Donald Trump won the election. Now what?
Saturday Night Live brought back Alec Baldwin — who sat out the episode immediately following November 8 — to open the show with that increasingly alarming question, after 10 days of Trump’s transition team slowly assembling itself like Optimus Prime, if Optimus Prime were comprised of questionable ethics instead of old cars.
As his campaign manager Kellyanne Conway (played by Kate McKinnon) flits about in the doorway ushering in eager well-wishers, Baldwin’s Trump gets more and more anxious about the idea of actually, you know, governing.
“When we heard you had a secret plan [to defeat ISIS], it really energized us,” a general tells him, to Trump’s alarm.
“You came and said you were going to bring every single job back to our town!” a West Virginian coal advocate cries, making Trump’s jaw drop even further in horror when he adds, “Hell, if you could build a wall that’s two thousand miles on the Mexican border, I’m sure you could help us!”
“That’s two thousand American miles?” Trump responds, gulping.

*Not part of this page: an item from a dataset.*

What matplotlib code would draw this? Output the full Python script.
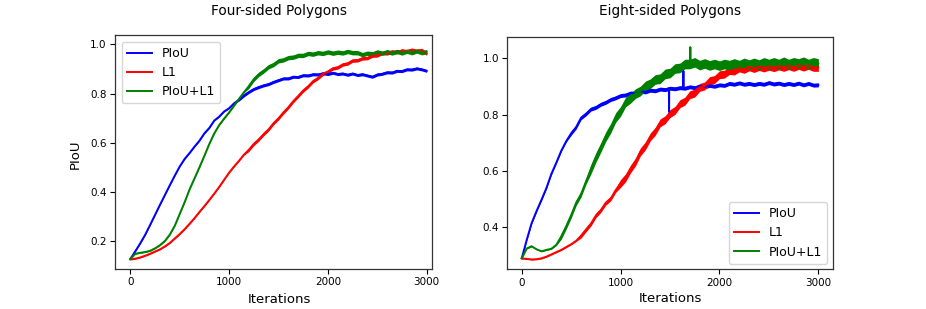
import numpy as np
import matplotlib
matplotlib.use("Agg")
import matplotlib.pyplot as plt

# ---------------- data ----------------
iterations = list(range(0, 3001, 50))
series_labels = ["PIoU", "L1", "PIoU+L1"]
titles = ["Four-sided Polygons", "Eight-sided Polygons"]

piou4 = [0.127, 0.158, 0.190, 0.225, 0.265, 0.306, 0.347, 0.387, 0.427, 0.466,
         0.503, 0.534, 0.558, 0.584, 0.608, 0.638, 0.660, 0.690, 0.706, 0.727,
         0.740, 0.760, 0.775, 0.792, 0.806, 0.818, 0.826, 0.833, 0.838, 0.847,
         0.854, 0.861, 0.861, 0.868, 0.867, 0.874, 0.873, 0.878, 0.877, 0.882,
         0.879, 0.884, 0.879, 0.881, 0.876, 0.881, 0.875, 0.878, 0.873, 0.868,
         0.877, 0.880, 0.886, 0.885, 0.892, 0.891, 0.898, 0.897, 0.902, 0.898,
         0.892]
l1_4 = [0.125, 0.128, 0.133, 0.140, 0.148, 0.157, 0.166, 0.178, 0.192, 0.210,
        0.228, 0.248, 0.270, 0.293, 0.318, 0.342, 0.367, 0.393, 0.420, 0.449,
        0.478, 0.503, 0.526, 0.551, 0.571, 0.595, 0.613, 0.635, 0.654, 0.679,
        0.699, 0.723, 0.744, 0.769, 0.790, 0.812, 0.829, 0.850, 0.863, 0.880,
        0.889, 0.902, 0.906, 0.918, 0.922, 0.934, 0.935, 0.943, 0.944, 0.954,
        0.955, 0.965, 0.963, 0.971, 0.968, 0.975, 0.972, 0.978, 0.973, 0.977,
        0.962]
piou_l1_4 = [0.127, 0.148, 0.152, 0.155, 0.160, 0.170, 0.183, 0.200, 0.226, 0.262,
             0.310, 0.358, 0.410, 0.455, 0.500, 0.547, 0.595, 0.638, 0.672, 0.698,
             0.723, 0.750, 0.778, 0.805, 0.830, 0.858, 0.878, 0.892, 0.909, 0.918,
             0.933, 0.937, 0.946, 0.948, 0.955, 0.955, 0.963, 0.960, 0.966, 0.963,
             0.969, 0.964, 0.968, 0.965, 0.971, 0.966, 0.966, 0.958, 0.964, 0.961,
             0.969, 0.964, 0.970, 0.965, 0.971, 0.965, 0.972, 0.966, 0.973, 0.966,
             0.970]

piou8 = [0.290, 0.355, 0.415, 0.458, 0.498, 0.540, 0.590, 0.630, 0.672, 0.706,
         0.734, 0.756, 0.789, 0.803, 0.820, 0.826, 0.837, 0.844, 0.854, 0.860,
         0.868, 0.870, 0.877, 0.876, 0.883, 0.881, 0.887, 0.885, 0.891, 0.889,
         0.894, 0.892, 0.896, 0.894, 0.899, 0.896, 0.902, 0.899, 0.904, 0.901,
         0.906, 0.904, 0.911, 0.908, 0.913, 0.908, 0.911, 0.907, 0.911, 0.908,
         0.914, 0.909, 0.912, 0.907, 0.911, 0.907, 0.912, 0.906, 0.911, 0.905,
         0.906]
piou8_spike_x = [1488, 1490, 1492, 1633, 1635, 1637]
piou8_spike_y = [0.893, 0.810, 0.893, 0.896, 0.955, 0.896]

l1_8 = [0.290, 0.288, 0.286, 0.287, 0.290, 0.296, 0.304, 0.312, 0.320, 0.330,
        0.340, 0.352, 0.370, 0.392, 0.413, 0.442, 0.461, 0.487, 0.502, 0.532,
        0.556, 0.576, 0.607, 0.632, 0.668, 0.689, 0.721, 0.741, 0.771, 0.782,
        0.804, 0.815, 0.839, 0.848, 0.871, 0.877, 0.897, 0.902, 0.921, 0.925,
        0.942, 0.944, 0.957, 0.955, 0.966, 0.961, 0.970, 0.964, 0.971, 0.966,
        0.972, 0.967, 0.973, 0.968, 0.974, 0.968, 0.975, 0.969, 0.975, 0.968,
        0.968]

piou_l1_8 = [0.290, 0.325, 0.333, 0.322, 0.315, 0.320, 0.324, 0.338, 0.368, 0.404,
             0.443, 0.487, 0.518, 0.563, 0.607, 0.648, 0.684, 0.722, 0.752, 0.790,
             0.812, 0.845, 0.858, 0.875, 0.884, 0.902, 0.910, 0.925, 0.928, 0.945,
             0.948, 0.964, 0.966, 0.980, 0.980, 0.986, 0.976, 0.982, 0.975, 0.980,
             0.974, 0.980, 0.976, 0.982, 0.976, 0.984, 0.978, 0.984, 0.978, 0.986,
             0.980, 0.986, 0.980, 0.988, 0.980, 0.986, 0.982, 0.988, 0.980, 0.986,
             0.982]
piou_l1_8_spike_x = [1703, 1705, 1707]
piou_l1_8_spike_y = [0.985, 1.040, 0.985]

# half-width of the visible noise band around each curve
band_piou4 = [0.002] * 22 + [0.006] * 39
band_l1_4 = [0.002] * 24 + [0.007] * 37
band_piou_l1_4 = [0.002] * 24 + [0.009] * 37
band_piou8 = [0.003] * 10 + [0.007] * 51
band_l1_8 = [0.002] * 12 + [0.008] * 8 + [0.014] * 41
band_piou_l1_8 = [0.002] * 8 + [0.010] * 6 + [0.017] * 47

x_ticks = [0, 1000, 2000, 3000]
y_ticks_4 = [0.2, 0.4, 0.6, 0.8, 1.0]
y_ticks_8 = [0.4, 0.6, 0.8, 1.0]


def merge(xs, ys, extra_x, extra_y):
    x = np.concatenate([np.asarray(xs, float), np.asarray(extra_x, float)])
    y = np.concatenate([np.asarray(ys, float), np.asarray(extra_y, float)])
    order = np.argsort(x, kind="stable")
    return x[order], y[order]


colors = ["blue", "red", "green"]

fig = plt.figure(figsize=(9.26, 3.09), dpi=100)
W, H = 926.0, 309.0
ax1 = fig.add_axes([115 / W, 1 - 269 / H, (432 - 115) / W, (269 - 35) / H])
ax2 = fig.add_axes([507.3 / W, 1 - 269.3 / H, (832.7 - 507.3) / W, (269.3 - 36.7) / H])

lw = 1.4
x = np.asarray(iterations, float)

# left panel
for ys, band, c, lab in zip([piou4, l1_4, piou_l1_4],
                            [band_piou4, band_l1_4, band_piou_l1_4],
                            colors, series_labels):
    y = np.asarray(ys, float)
    b = np.asarray(band, float)
    ax1.fill_between(x, y - b, y + b, color=c, lw=0)
    ax1.plot(x, y, color=c, lw=lw, label=lab)

# right panel
bx, by = merge(iterations, piou8, piou8_spike_x, piou8_spike_y)
gx, gy = merge(iterations, piou_l1_8, piou_l1_8_spike_x, piou_l1_8_spike_y)

y = np.asarray(piou8, float)
ax2.fill_between(x, y - np.asarray(band_piou8), y + np.asarray(band_piou8), color="blue", lw=0)
ax2.plot(bx, by, color="blue", lw=lw, label=series_labels[0])

y = np.asarray(l1_8, float)
ax2.fill_between(x, y - np.asarray(band_l1_8), y + np.asarray(band_l1_8), color="red", lw=0)
ax2.plot(x, y, color="red", lw=lw, label=series_labels[1])

y = np.asarray(piou_l1_8, float)
ax2.fill_between(x, y - np.asarray(band_piou_l1_8), y + np.asarray(band_piou_l1_8), color="green", lw=0)
ax2.plot(gx, gy, color="green", lw=lw, label=series_labels[2])

ax1.set_xlim(-155, 3054)
ax1.set_ylim(0.086, 1.038)
ax2.set_xlim(-146, 3145)
ax2.set_ylim(0.251, 1.077)

for ax, yt in [(ax1, y_ticks_4), (ax2, y_ticks_8)]:
    ax.set_xticks(x_ticks)
    ax.set_yticks(yt)
    ax.set_yticklabels([f"{v:.1f}" for v in yt])
    ax.tick_params(labelsize=7.5, length=3.5, width=0.8, pad=2.5)
    for s in ax.spines.values():
        s.set_linewidth(0.9)
        s.set_color("#333333")

ax1.legend(loc="upper left", fontsize=9, borderaxespad=0.55, handlelength=2.0)
ax2.legend(loc="lower right", fontsize=9, borderaxespad=0.45, handlelength=2.0)

ax1.set_ylabel("PIoU", fontsize=9.5)
ax1.yaxis.set_label_coords(-0.105, (269 - 154) / (269 - 35))

fig.text(279 / W, 1 - 303 / H, "Iterations", ha="center", va="baseline", fontsize=9.5)
fig.text(670.5 / W, 1 - 302 / H, "Iterations", ha="center", va="baseline", fontsize=9.5)

fig.text(279 / W, 1 - 15.5 / H, titles[0], ha="center", va="baseline", fontsize=9.8)
fig.text(670.3 / W, 1 - 15.5 / H, titles[1], ha="center", va="baseline", fontsize=9.8)

fig.savefig("out.png", dpi=100)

At one point, Jason Sudeikis returns as Mitt Romney to shake Trump’s hand for a solid 30 seconds, until they both admit “this isn’t gonna work” and he exits stage left.
At the height of his panic, Beck Bennett’s Mike Pence strolls in, fresh off getting “a free lecture” from the cast of Hamilton. As he goes down a checklist of things he and Trump said they would do — deport millions of undocumented immigrants, repeal and replace Obamacare, put Hillary Clinton in jail — Baldwin’s Trump decides this all sounds pretty hard, so, “scrap it.”
But it’s with Pence that Trump finds his first bit of comfort in this cold open. “You’re going to do everything, right?” Trump asks him urgently, to which Bennett’s Pence immediately responds, “Yes, sir.”
SNL has one more show before it’s off for the year, as Emma Stone returns to host on December 3, meaning there’s one more show before President-elect Trump takes office. That leaves plenty of time for fresh new scandals and conflicts to arise for their satirizing pleasure — but SNL has at least one viewer who isn’t looking forward to it.